Q: Could you please explain the new rule requiring suspension of the voucher term? Is suspension the same thing as “tolling”? Does the new rule apply only to families exercising portability? We have not done suspensions in the past so we’re not sure how it works.
A: You’re correct that suspension of the voucher term, sometimes called “tolling,” is now mandatory. The change was included in the streamlining portability final rule, published on August 20, 2015. The effective date of the rule was September 21, 2015.

Prior to the new rule, suspension of the voucher term was optional for PHAs. And although the change was part of the streamlining portability final rule, it applies to all families, not just to families exercising portability.

Here is the revised regulation at 24 Code of Federal Regulations 982.303(c):

Suspension of term. The PHA must provide for suspension of the initial or any extended term of the voucher from the date that the family submits a request for PHA approval of the tenancy until the date the PHA notifies the family in writing whether the request has been approved or denied.

Suspension means that the PHA stops the “clock” on the voucher term when an applicant or participant submits a request for tenancy approval (RFTA). The minimum voucher term is 60 days; some agencies allow for a longer initial term or allow clients to request extensions. So if the PHA issues a voucher with a 60-day term, and the client submits an RFTA on day 45, the voucher term will still have 15 days to run when the PHA determines whether the unit can be approved.

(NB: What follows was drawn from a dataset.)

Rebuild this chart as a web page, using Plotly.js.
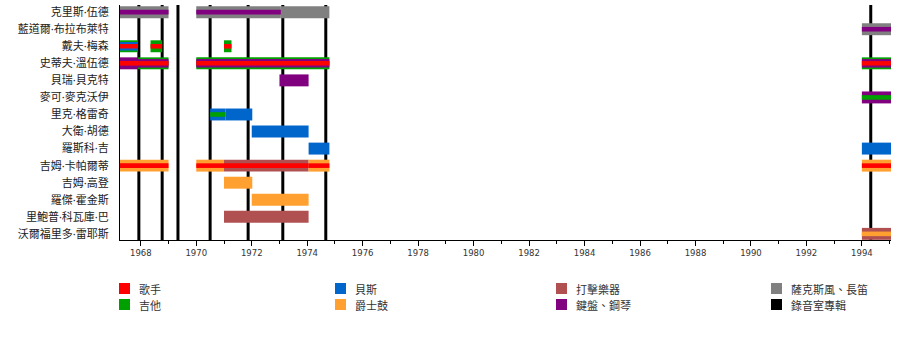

A couple of things to keep in mind: if the PHA approves the unit and the client leases that unit, the voucher suspension will not have any effect. There would be no reason for the PHA to add days to the voucher term after the client leases a unit. Also, agencies that did not suspend the voucher term prior to the rule change may find that fewer clients will have a need to request term extensions.

Let’s look at an example. ABC Housing Authority issues a voucher to Mrs. Smith, an applicant, on October 1. The voucher has a 60-day term and an expiration date of November 29.

  • On October 15 Mrs. Smith submits an RFTA. The voucher term is suspended with 46 days remaining.
  • On October 23 the PHA inspects the unit. The unit fails the inspection and the owner states that he is not willing to make required repairs. On October 23 the PHA notifies Mrs. Smith in writing that the unit cannot be approved. The voucher term resumes with a new expiration date of December 5.
  • On October 30, Mrs. Smith submits an RFTA for a different unit. The voucher term is suspended again, with 40 days remaining.

On November 5 the PHA inspects the unit. The unit passes and the PHA has determined that the rent is reasonable and that the unit is affordable. The lease and HAP contract are executed with an effective date of November 5. The PHA notifies Mrs. Smith in writing that the unit has been approved. Since the client has leased a unit, the 40 remaining days in the voucher term will not be needed.